As far as I'm concerned, this chapter of my life is titled, "Seven Years of Solitude." I have no plans on disrespecting my children by having random people pick me up at my house on dates. I want them to feel secure and I don't need, nor do I want, a man to do that.
    Don't get me wrong. I'm not a jaded man-hater. I love men. But I love my kids and want to protect them. I was already up front with them and said, “I don't plan to date, but if I do, you will likely never meet the dude unless he is going to be important to your lives." I am not a parade, dating site, kind of gal.
    However, I do not adhere to that quote, "A woman needs a man like a fish needs a bicycle."  That’s not my quote. Some people give credit to Irina Dunn for that one. But what the heck does that mean, anyway? And how in the heck did that get to be a popular cultural saying that people actually use and distribute on buttons, magnets, and the internet?
    If I weren't a woman who takes pictures in her wedding dress from nearly two decades ago, I'd say, "People are weird." But, given the circumstances, I don't think I'm in a position to judge what people find amusing or worth distributing.
    Since Austin has the endangered salamander, I think, "A woman needs a man like a salamander needs a bicycle," is inherently more funny and just as obscure and obtuse. Somebody else probably already coined that phrase as well.
    The only male I love who I see on a daily basis is a freshman in high school and I'm cool with that.
    He is my son.
    He is 14 and still occasionally holds my hand, and puts his arm around me - as do all of my children. He is growing into a fine young man. He still likes to play basketball with me - yes, I do win sometimes. We throw the football and baseball. He is athletic, funny, kind, smart, and is a gentleman.
    He calls me mama. Mama=love.
    He tells me randomly daily that he loves me. I believe he will be one of the best men I will ever meet. I will guide him to greatness.
in time, see
By me
           i remind him that he is a boy and

  the man of the house.
the adult.
i got this.
    I have an affinity for calling him, 'Boy,' as in, "Boy, pick up your crap from the living room," or "Boy, you seem pretty proud of stuffing your mom in basketball."

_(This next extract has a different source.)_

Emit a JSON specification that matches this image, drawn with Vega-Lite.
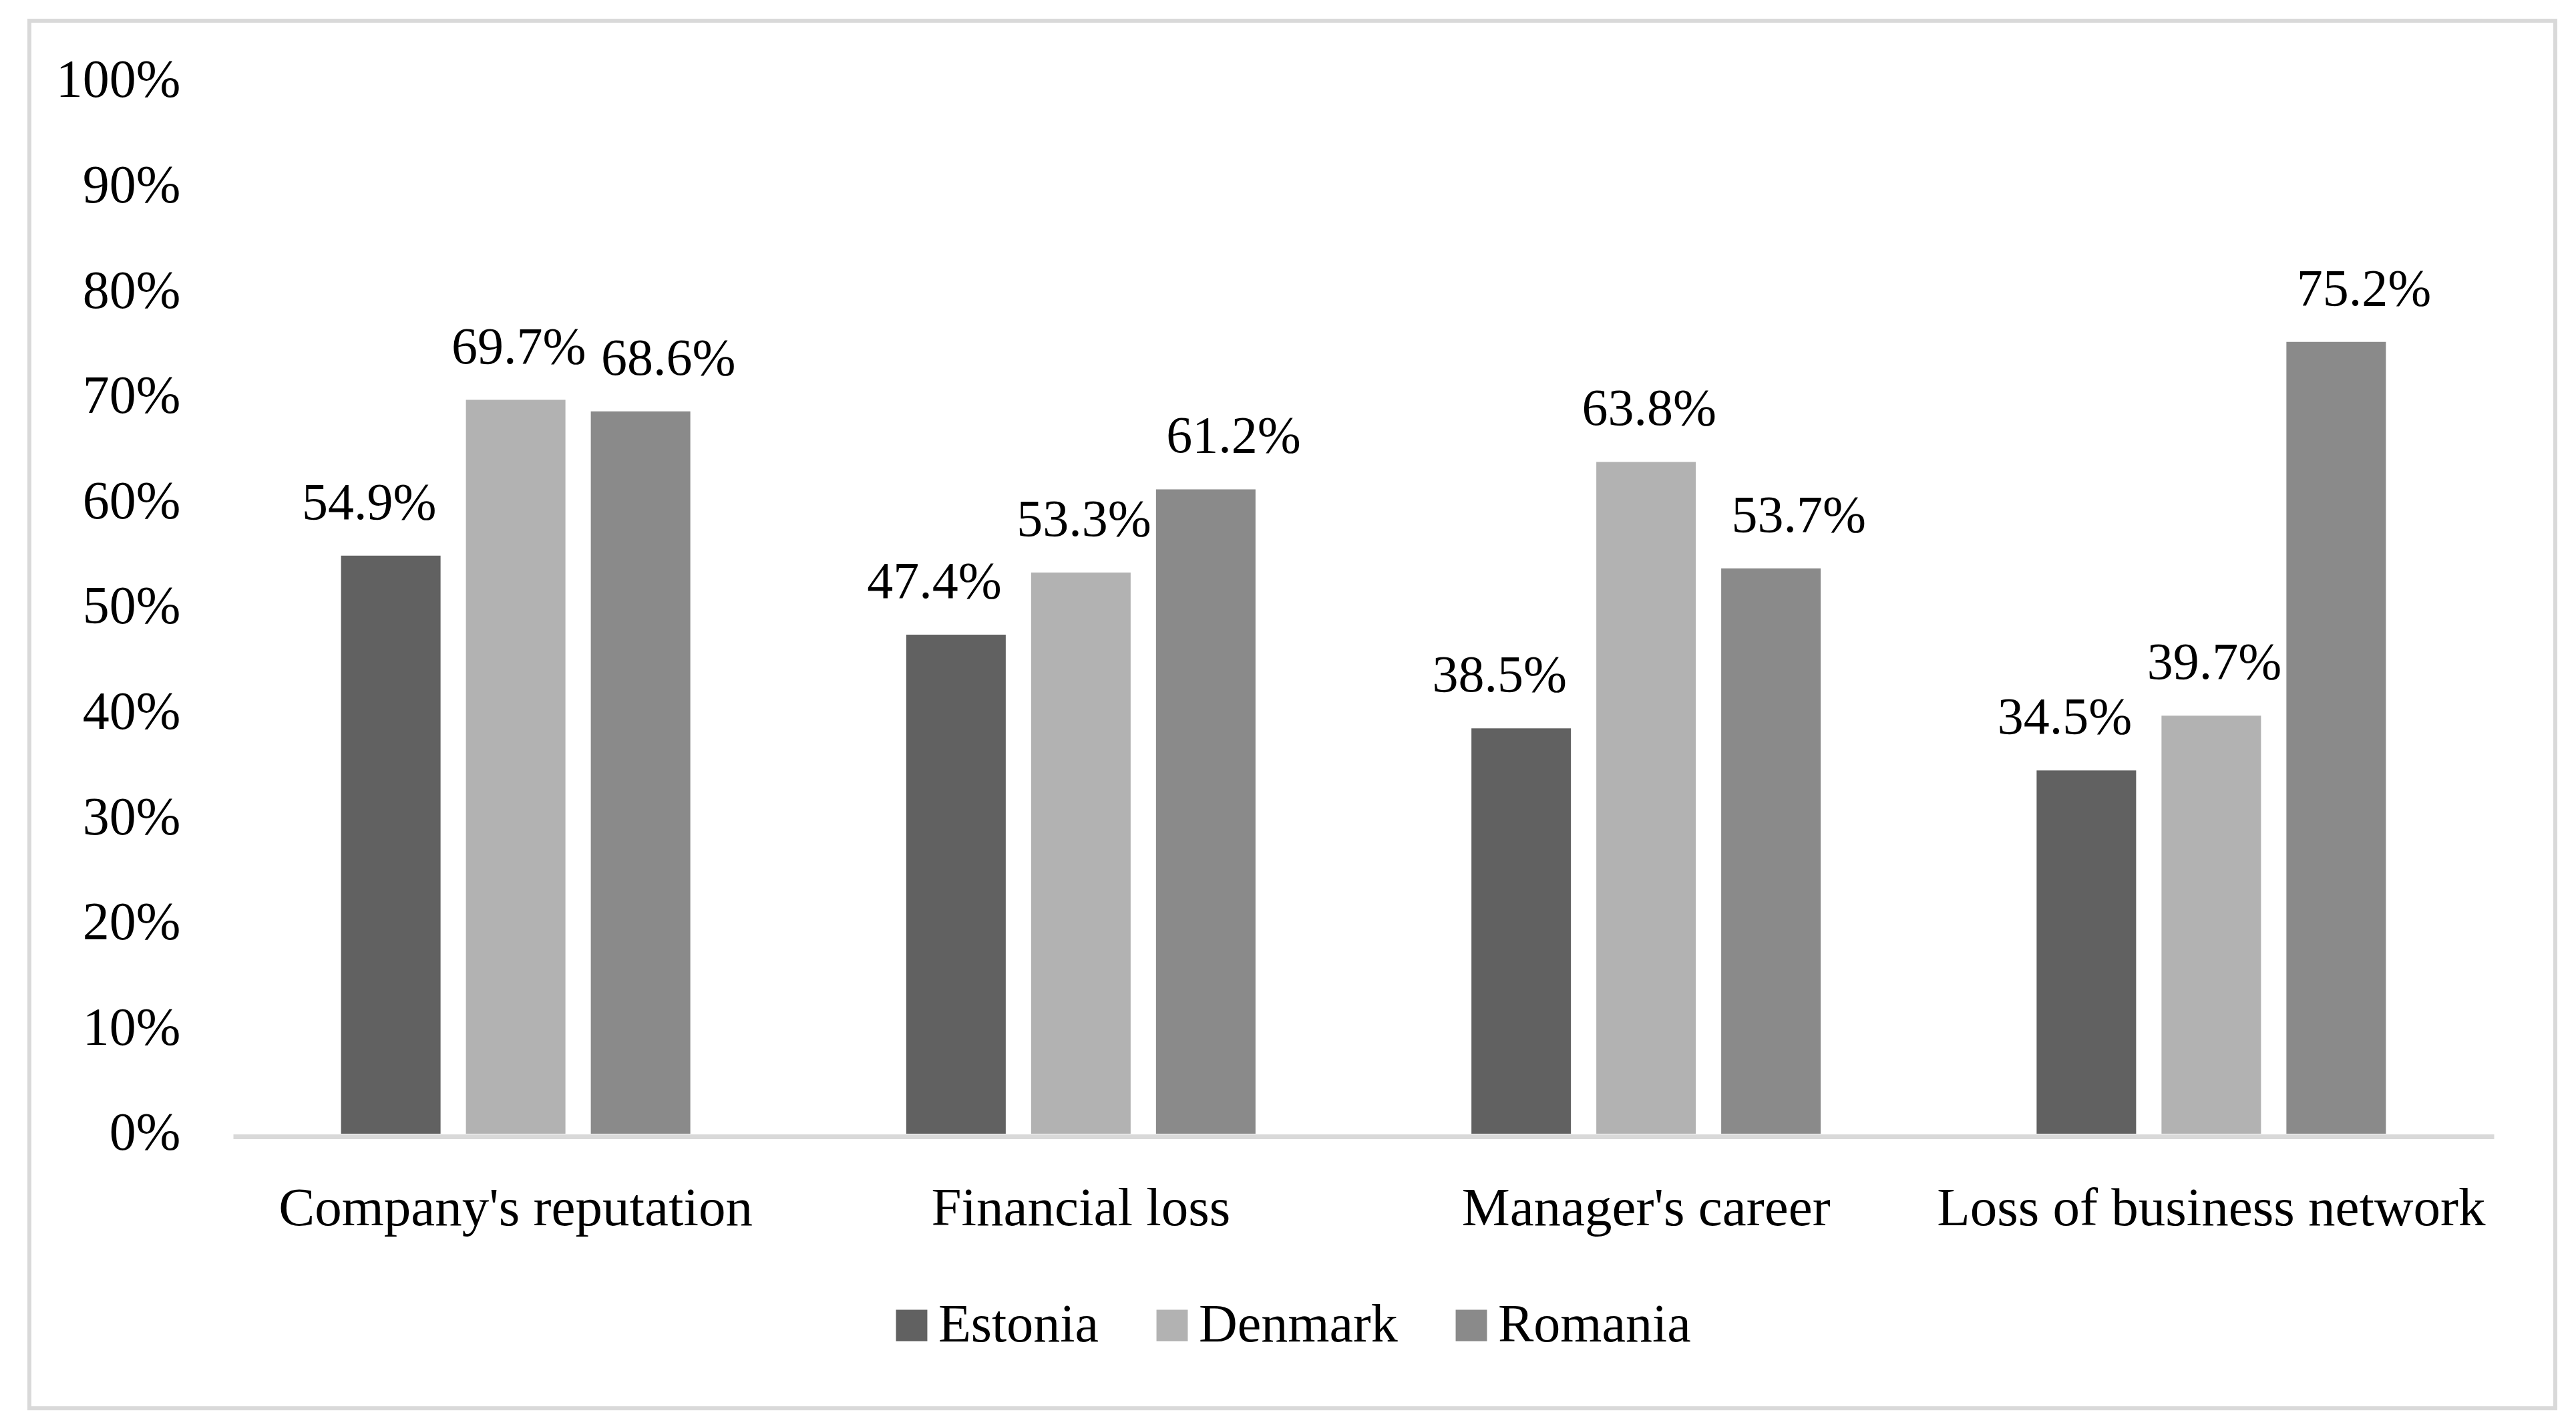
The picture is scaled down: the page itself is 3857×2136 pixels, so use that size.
{
  "$schema": "https://vega.github.io/schema/vega-lite/v6.json",
  "width": 3782,
  "height": 2077,
  "autosize": {"type": "none"},
  "padding": {"left": 44, "top": 31, "right": 31, "bottom": 28},
  "background": "white",
  "config": {
    "view": {"stroke": "#d9d9d9", "strokeWidth": 6},
    "font": "Liberation Serif",
    "text": {"font": "Liberation Serif"}
  },
  "data": {
    "values": [
      {"impact": "Company's reputation", "country": "Estonia", "share": 0.549},
      {"impact": "Company's reputation", "country": "Denmark", "share": 0.697},
      {"impact": "Company's reputation", "country": "Romania", "share": 0.686},
      {"impact": "Financial loss", "country": "Estonia", "share": 0.474},
      {"impact": "Financial loss", "country": "Denmark", "share": 0.533},
      {"impact": "Financial loss", "country": "Romania", "share": 0.612},
      {"impact": "Manager's career", "country": "Estonia", "share": 0.385},
      {"impact": "Manager's career", "country": "Denmark", "share": 0.638},
      {"impact": "Manager's career", "country": "Romania", "share": 0.537},
      {"impact": "Loss of business network", "country": "Estonia", "share": 0.345},
      {"impact": "Loss of business network", "country": "Denmark", "share": 0.397},
      {"impact": "Loss of business network", "country": "Romania", "share": 0.752}
    ]
  },
  "encoding": {
    "x": {
      "field": "impact",
      "type": "nominal",
      "sort": ["Company's reputation", "Financial loss", "Manager's career", "Loss of business network"],
      "scale": {"range": [305, 3690], "paddingInner": 0.382, "paddingOuter": 0.191},
      "axis": {
        "title": null,
        "orient": "bottom",
        "offset": -407,
        "ticks": false,
        "domain": true,
        "domainColor": "#d9d9d9",
        "domainWidth": 7,
        "labelAngle": 0,
        "labelFont": "Liberation Serif",
        "labelFontSize": 81,
        "labelColor": "black",
        "labelBaseline": "alphabetic",
        "labelPadding": 132,
        "labelLimit": 0
      }
    },
    "y": {
      "field": "share",
      "type": "quantitative",
      "scale": {"domain": [-0.2608, 1.0571], "nice": false, "zero": false},
      "axis": {
        "title": null,
        "values": [0, 0.1, 0.2, 0.3, 0.4, 0.5, 0.6, 0.7, 0.8, 0.9, 1.0],
        "format": ".0%",
        "offset": -226,
        "ticks": false,
        "domain": false,
        "grid": false,
        "labelFont": "Liberation Serif",
        "labelFontSize": 80,
        "labelColor": "black",
        "labelPadding": 0,
        "labelLimit": 0
      }
    }
  },
  "layer": [
    {
      "mark": {"type": "bar"},
      "encoding": {
        "xOffset": {
          "field": "country",
          "type": "nominal",
          "sort": ["Estonia", "Denmark", "Romania"],
          "scale": {"paddingInner": 0.2032, "paddingOuter": 0}
        },
        "y2": {"datum": 0},
        "color": {
          "field": "country",
          "type": "nominal",
          "scale": {"domain": ["Estonia", "Denmark", "Romania"], "range": ["#616161", "#b2b2b2", "#8a8a8a"]},
          "legend": {
            "title": null,
            "orient": "none",
            "direction": "horizontal",
            "legendX": 1281,
            "legendY": 1913,
            "symbolType": "square",
            "symbolSize": 2200,
            "symbolStrokeWidth": 0,
            "labelFont": "Liberation Serif",
            "labelFontSize": 80,
            "labelColor": "black",
            "labelOffset": 0,
            "labelLimit": 0,
            "columnPadding": 70,
            "padding": 0
          }
        }
      }
    },
    {
      "mark": {"type": "text", "baseline": "alphabetic", "dy": -55, "fontSize": 78, "font": "Liberation Serif", "color": "black"},
      "encoding": {
        "xOffset": {
          "field": "country",
          "type": "nominal",
          "sort": ["Estonia", "Denmark", "Romania"],
          "scale": {"type": "point", "range": [42, 490], "padding": 0}
        },
        "text": {"field": "share", "type": "quantitative", "format": ".1%"}
      }
    }
  ],
  "resolve": {"scale": {"xOffset": "independent"}}
}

     I call him Boy after reading Roald Dahl's autobiography, Boy. He's best known for Charlie and the Chocolate Factory and James and the Giant Peach.
    Anyway, in his book, Dahl's mom calls him Boy. When his mother died, Dahl found that she had saved every letter he had ever written to her. I thought that was a sweet, sentimental relationship.
    Now, that said, I'm not one of those Psycho moms who wants my son to espouse as Norman Bates did, "A boy's best friend is his mother." I just think that strong, healthy relationships between mothers and sons help boys grow up to be respectful toward women. At least that's what I'm hoping anyway.